March 10th, 2014
New Delhi, India—DEF participated in the “Improving Internet Access for Growth and Development in India” organized by Brookings India. This discussed operated under Chatham House a rule which means that all comments and discussion are off-the record.
Brookings India is undertaking a two-year research project that seeks to understand how internet is accessed in India and the challenges that remain for people to access the internet.
The discussion was facilitated by Brookings India Scholar, Shamika Ravi and group of panelists that underscored the importance of enabling access to more than 800 million people in India. Other included Sabina Dewan, Executive Director of Just Jobs, Subho Ray, Founder IAMAI, and Arun Mehta.
2.9 billion People in the world have access to Internet and derive social, economic and civic benefits from digital connectivity. However, 4.3 billion are digitally excluded. In India, this is significantly important since it affects the way of living, health, education, agriculture, economics and civic engagement.

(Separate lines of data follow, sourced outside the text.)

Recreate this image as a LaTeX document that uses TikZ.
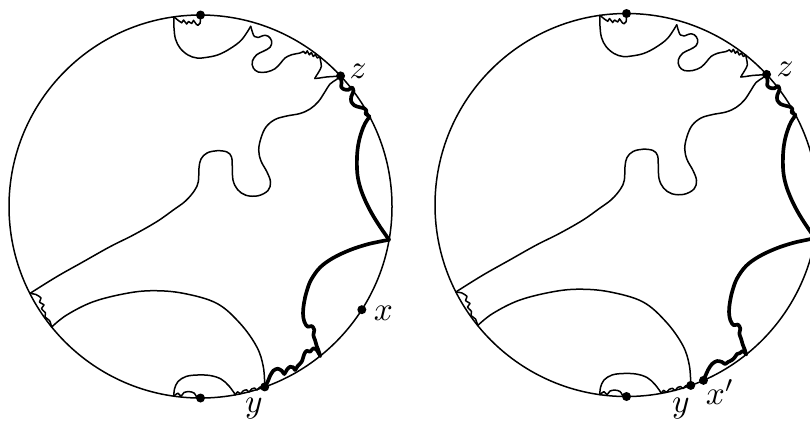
\documentclass[tikz,border=0pt]{standalone}
\usetikzlibrary{calc}
\tikzset{
  thinline/.style={line width=0.45pt, line join=round, line cap=round},
  thickline/.style={line width=1.1pt, line join=round, line cap=round},
  dotmark/.style={circle, fill=black, inner sep=0pt, minimum size=2.7pt},
  lbl/.style={inner sep=0pt},
}
\newcommand\diskbase[1]{%
  \coordinate (#1C) at (200.5,206.5);
  \coordinate (#1top) at ($(#1C)+(-90:191.5)$);
  \coordinate (#1bot) at ($(#1C)+(90:191.5)$);
  \coordinate (#1z) at ($(#1C)+(-43:191.5)$);
  \coordinate (#1y) at ($(#1C)+(70.4:191.5)$);
  \coordinate (#1tl) at ($(#1C)+(-98:191.5)$);
  \coordinate (#1tw) at ($(#1C)+(-51.5:191.5)$);
  \coordinate (#1ts) at ($(#1C)+(-28:191.5)$);
  \coordinate (#1J) at ($(#1C)+(10:191.5)$);
  \coordinate (#1T) at ($(#1C)+(51.3:191.5)$);
  \coordinate (#1lw) at ($(#1C)+(153:191.5)$);
  \coordinate (#1lb) at ($(#1C)+(141:191.5)$);
  \coordinate (#1ll) at ($(#1C)+(98:191.5)$);
  \coordinate (#1la) at ($(#1C)+(79.5:191.5)$);
  \coordinate (#1lbd) at ($(#1C)+(91:191.5)$);
  % outer circle
  \draw[thinline] (#1C) circle[radius=191.5];
  % top zigzag
  \draw[thinline] (#1top) -- (200.2,23) -- (198,25.3) -- (196.5,24.5) -- (193.5,20.3) -- (191.7,23.5) -- (188.5,21.5) -- (186.7,24) -- (183.5,20) -- (181.7,22.8) -- (178.5,20.6) -- (#1tl);
  % top loop
  \draw[thinline] plot[smooth, tension=0.6] coordinates {(#1tl) (174,28) (175.5,39) (180,48) (188,55) (197,58) (207,57.3) (218.3,54.7) (230,48.7) (241.7,39.7) (250.7,26.3)};
  \draw[thinline] plot[smooth, tension=0.6] coordinates {(250.7,26.3) (252.7,33) (254.5,36.5) (258.3,37.5) (263.3,35.5) (268.3,36.3) (271.7,41.3) (270,47.3) (263.3,51.3) (256.7,54.7) (252.3,61.3) (253.3,68) (258.3,72) (266.7,72) (275,68.7) (280.7,63) (285,58) (291.7,54.7) (300,53) (303.3,51.3)};
  \draw[thinline] (303.3,51.3) -- (305.5,53.5) -- (307.3,50.8) -- (309.3,54.8) -- (311.3,52.5) -- (313.3,56.5) -- (315.3,54.5) -- (317.3,58) -- (#1tw);
  \draw[thinline] plot[smooth, tension=0.6] coordinates {(#1tw) (320.6,61) (321.3,66.5) (319,71.5) (316.3,75.8) (314.8,78.5)};
  \draw[thinline] plot[smooth, tension=0.6] coordinates {(314.8,78.5) (319.5,78) (327,76.9) (335,76.4) (#1z)};
  % long curve from z
  \draw[thinline] plot[smooth, tension=0.6] coordinates {(#1z) (336.5,79.5) (330,84) (325,91.7) (318.3,101.7) (310,109) (300,113.5) (286.7,116) (275,119.5) (266,127) (261,138) (258.7,150) (261,161) (267,172) (270.5,182) (268,190.5) (258,195.8) (246,195.3) (237.5,189.5) (233,180) (232.3,167) (231.5,157) (227,152) (217,150.7) (207,153) (201,159) (199,168) (198.3,181.7) (194.5,190.5) (185.5,201) (173.3,210) (156.7,221.7) (133.3,235) (110,246.7) (83.3,261.7) (56.7,276.7) (#1lw)};
  % left wiggle
  \draw[thinline] plot[smooth, tension=0.4] coordinates {(#1lw) (36,294.5) (41,298) (39.5,302) (44,305) (41.5,308.5) (45.5,313) (45,317) (49.5,320.5) (#1lb)};
  % big arc
  \draw[thinline] plot[smooth, tension=0.6] coordinates {(#1lb) (66.7,315) (93.3,301.7) (126.7,293.3) (153.3,290.7) (183.3,293.3) (216.7,303.3) (240,323.3) (256.7,346.7) (263.3,366.7) (#1y)};
  % bottom lasso
  \draw[thinline] plot[smooth, tension=0.6] coordinates {(#1ll) (174.5,389) (178,381.5) (186,376.5) (197,375) (210,375.5) (221,379) (229,386) (#1la)};
  \draw[thinline] plot[smooth, tension=0.5] coordinates {(#1ll) (178,393.2) (181,396.2) (184,392.5) (189,391.6) (194,393) (#1lbd)};
  \draw[thinline] plot[smooth, tension=0.5] coordinates {(#1la) (237.5,391.8) (240.5,393.7) (243,391) (246.5,389.8) (249,392) (251.5,389) (254.5,388) (257,390) (259.5,387.3) (262.5,386.5) (#1y)};
  % thick curves
  \draw[thickline] plot[smooth, tension=0.5] coordinates {(#1z) (341.5,82.5) (341.3,87) (344,89.3) (348.5,89.8) (351.8,87.3) (353.5,91) (351.3,96.5) (351.2,101.5) (354.5,105.5) (360,107.3) (364.5,108.5) (366.5,111) (365.5,113.5) (#1ts)};
  \draw[thickline] plot[smooth, tension=0.6] coordinates {(#1ts) (365,123.5) (361.5,132) (358.5,143.3) (357,156.7) (357.3,173.3) (360,186.7) (365,200) (371.7,213.3) (380,226.7) (#1J)};
  \draw[thickline] plot[smooth, tension=0.6] coordinates {(#1J) (380,241.5) (366.7,244.5) (350,250) (333,258) (320,267.5) (311,280) (306.5,292) (304,303) (303,313.3) (304.3,321.7) (307.7,326.7) (311.7,326) (314.3,330) (313.3,335) (315,340) (316.7,346) (318.3,350) (#1T)};
  % dots
  \node[dotmark] (#1dtop) at (#1top) {};
  \node[dotmark] (#1dbot) at (#1bot) {};
  \node[dotmark] (#1dz) at (#1z) {};
  \node[dotmark] (#1dy) at (#1y) {};
}

\begin{document}
\begin{tikzpicture}[x=0.3pt,y=-0.3pt]
\useasboundingbox (0,0) rectangle (810,422);
\clip (0,0) rectangle (810,422);
% left disk
\begin{scope}
  \diskbase{L}
  \coordinate (Lx) at ($(LC)+(32.6:191.5)$);
  \draw[thickline] plot[smooth, tension=0.5] coordinates {(Ly) (267.7,381.7) (270,376) (273.3,370.7) (277.7,368.7) (281.7,370.7) (284.3,374) (286.7,370) (290,366.7) (293.3,367.3) (295,370) (297.7,366) (301.7,361.7) (304.3,354) (306.7,350.7) (310,351.7) (313.3,348.3) (316.7,350) (LT)};
  \node[dotmark] (Ldx) at (Lx) {};
\end{scope}
% right disk
\begin{scope}[shift={(426,-1.5)}]
  \diskbase{R}
  \coordinate (Rxp) at ($(RC)+(66.3:191.5)$);
  \draw[thickline] plot[smooth, tension=0.5] coordinates {(Rxp) (282,371.5) (286,365.5) (291,362.5) (296,363.5) (299,365.5) (302,363.5) (306,361.5) (309,358.5) (311,355.5) (314,354.5) (317,352.5) (RT)};
  \node[dotmark] (Rdxp) at (Rxp) {};
\end{scope}
% labels
\node[lbl] (Llz) at (358,71.5) {$z$};
\node[lbl] (Llx) at (383.5,313) {$x$};
\node[lbl] (Lly) at (254,408.3) {$y$};
\node[lbl] (Rlz) at (785,69.5) {$z$};
\node[lbl] (Rly) at (680.8,408.3) {$y$};
\node[lbl] (Rlxp) at (720,392) {$x'$};
\end{tikzpicture}
\end{document}
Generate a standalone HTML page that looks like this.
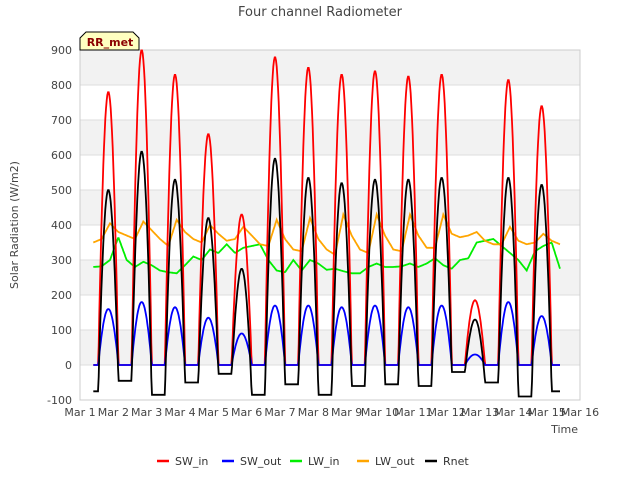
<!DOCTYPE html>
<html><head><meta charset="utf-8"><style>
body{margin:0;background:#fff;}
svg text{font-family:"DejaVu Sans","Liberation Sans",sans-serif;}
</style></head><body>
<svg id="chart" width="640" height="480" xmlns="http://www.w3.org/2000/svg">
<rect width="640" height="480" fill="#fff"/>
<g id="bands"></g>
<g id="grid"></g>
<rect x="80" y="50" width="500" height="350" fill="none" stroke="#ccc"/>
<g id="series"></g>
<g id="axes"></g>
<text x="320" y="16" text-anchor="middle" font-size="13" fill="#444">Four channel Radiometer</text>
<text x="0" y="0" transform="translate(18,225) rotate(-90)" text-anchor="middle" font-size="11" fill="#444">Solar Radiation (W/m2)</text>
<text x="578" y="433" text-anchor="end" font-size="11" fill="#444">Time</text>
<g>
<path d="M86,32 L133,32 L139,38 L139,50 L80,50 L80,38 Z" fill="#ffffc0" stroke="#000"/>
<text x="110" y="46" text-anchor="middle" font-size="11" font-weight="bold" fill="#8b0000">RR_met</text>
</g>
<g id="legend"></g>
</svg>
<script>
const yTicks=[-100,0,100,200,300,400,500,600,700,800,900];
const xTickLabels=["Mar 1","Mar 2","Mar 3","Mar 4","Mar 5","Mar 6","Mar 7","Mar 8","Mar 9","Mar 10","Mar 11","Mar 12","Mar 13","Mar 14","Mar 15","Mar 16"];
const days=[1,2,3,4,5,6,7,8,9,10,11,12,13,14];
const swInPeak=[780,900,830,660,430,880,850,830,840,825,830,185,815,740];
const swOutPeak=[160,180,165,135,90,170,170,165,170,165,170,30,180,140];
const rnetPeak=[500,610,530,420,275,590,535,520,530,530,535,130,535,515];
const rnetNight=[-75,-45,-85,-50,-25,-85,-55,-85,-60,-55,-60,-20,-50,-90,-75];
const lwStart=1.4;
const lwIn=[280,282,300,365,300,280,295,285,270,265,262,285,310,300,330,320,345,320,335,340,345,300,270,265,300,270,300,290,272,275,268,262,262,280,290,280,280,282,290,280,290,305,285,275,300,305,350,355,360,340,320,300,270,325,340,350,275];
const lwOut=[350,360,405,380,370,360,410,385,360,340,415,380,360,350,400,375,355,360,395,370,345,340,415,360,330,325,420,360,330,315,430,370,330,320,430,370,330,325,430,370,335,335,430,375,365,370,380,355,345,345,395,355,345,350,375,355,345];
const NS="http://www.w3.org/2000/svg";
const X=d=>80+(d-1)*500/15;
const Y=v=>400-(v+100)*0.35;
function el(t,a,p){const e=document.createElementNS(NS,t);for(const k in a)e.setAttribute(k,a[k]);p.appendChild(e);return e;}
const bands=document.getElementById('bands'),grid=document.getElementById('grid'),axes=document.getElementById('axes');
for(let v=0;v<900;v+=200){const b=el('rect',{x:80,y:Y(v+100),width:500,height:35,fill:'#f2f2f2'},bands);

}
yTicks.forEach(v=>{const g=el('line',{x1:80,x2:580,y1:Y(v),y2:Y(v),stroke:'#ddd'},grid);


const t=el('text',{x:72,y:Y(v)+4,'text-anchor':'end','font-size':11,fill:'#444'},axes);t.textContent=v;

});
xTickLabels.forEach((s,i)=>{const t=el('text',{x:X(i+1),y:416,'text-anchor':'middle','font-size':11,fill:'#444'},axes);t.textContent=s;

});
const rise=0.55,set=1.15,step=0.02;
function shape(t,d){const f=(t-d-rise)/(set-rise);if(f<=0||f>=1)return 0;return Math.pow(Math.sin(Math.PI*f),0.9);}
function dayIdx(t){for(let i=0;i<days.length;i++){if(t<days[i]+set)return i;}return days.length;}
function build(fn){let pts=[];for(let t=1.4;t<=15.4+1e-9;t+=step){pts.push(X(t).toFixed(1)+','+Y(fn(t)).toFixed(1));}return pts.join(' ');}
function sw(arr){return t=>{let v=0;days.forEach((d,i)=>{v+=arr[i]*shape(t,d);});return v;};}
function rnet(t){const i=dayIdx(t);if(i>=days.length)return rnetNight[days.length];const d=days[i];const f=shape(t,d);
if(t<d+rise)return rnetNight[i];const fr=(t-d-rise)/(set-rise);const base=rnetNight[i]+(rnetNight[i+1]-rnetNight[i])*fr;return base+(rnetPeak[i]-base)*f;}
function lw(arr){return t=>{const p=(t-lwStart)/0.25;const i=Math.min(Math.floor(p),arr.length-2);const f=p-i;return arr[i]+(arr[i+1]-arr[i])*f;};}
const series=document.getElementById('series');
const defs=[['lw-in-line','#00ee00',lw(lwIn)],['lw-out-line','orange',lw(lwOut)],['sw-in-line','red',sw(swInPeak)],['sw-out-line','blue',sw(swOutPeak)],['rnet-line','black',rnet]];
defs.forEach(([n,c,fn])=>{const p=el('polyline',{points:build(fn),fill:'none',stroke:c,'stroke-width':1.8},series);

});
const leg=document.getElementById('legend');
const legItems=[['SW_in','red',157],['SW_out','blue',222],['LW_in','#00ee00',290],['LW_out','orange',357],['Rnet','black',425]];
legItems.forEach(([s,c,x])=>{const g=el('g',{},leg);


el('line',{x1:x,x2:x+12,y1:461,y2:461,stroke:c,'stroke-width':2.5},g);
const t=el('text',{x:x+18,y:465,'font-size':11,fill:'#333'},g);t.textContent=s;});
</script>
</body></html>
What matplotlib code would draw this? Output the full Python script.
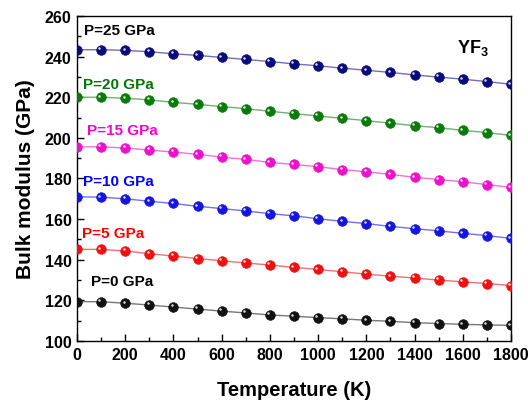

However, there remain a number of challenges to access. First, the link between digital connectivity and livelihoods/income generation is very important. When many people, specifically in the rural areas and people living in the slums in urban areas, do not have access to proper health, sanitation and clean drinking water/food, it is incomprehensible that these people would access internet. Perhaps, that will be the last thing on their mind. Second, digital literacy is also a factor.
Internet is widely perceived and understood to be a public good. But the real number of internet users is still questionable. While many argue that people that do not have knowledge, skills or education to get on to the internet, other says that just giving these targeted group of people digital devices like smartphones, tablets, PCs or laptops is just enough—because they can figure it out themselves. Third, it is important that services are available at an affordable rate for the people—many who are living in dire poverty—because in the current global economic system and capitalist economy, people have to have affordable and quality services (i.e. access internet at a fast speed).
Moreover, the government and all stakeholders involved must ensure that the network and connectivity is protected in India—since it is a earthquake and flood prone region. Reliable infrastructure means that a network of systems be available locally so that people can be helped in disaster situations. If there is no connectivity, people cannot be helped.
Finally, diverse and open content must be available in local languages for people to access the internet. Research highlights that around 6 percent of the population speak or understand English, globally; but more than 90 percent of the content available online is in English. This stresses the need to understand the relevancy of local content and diversity to enable access.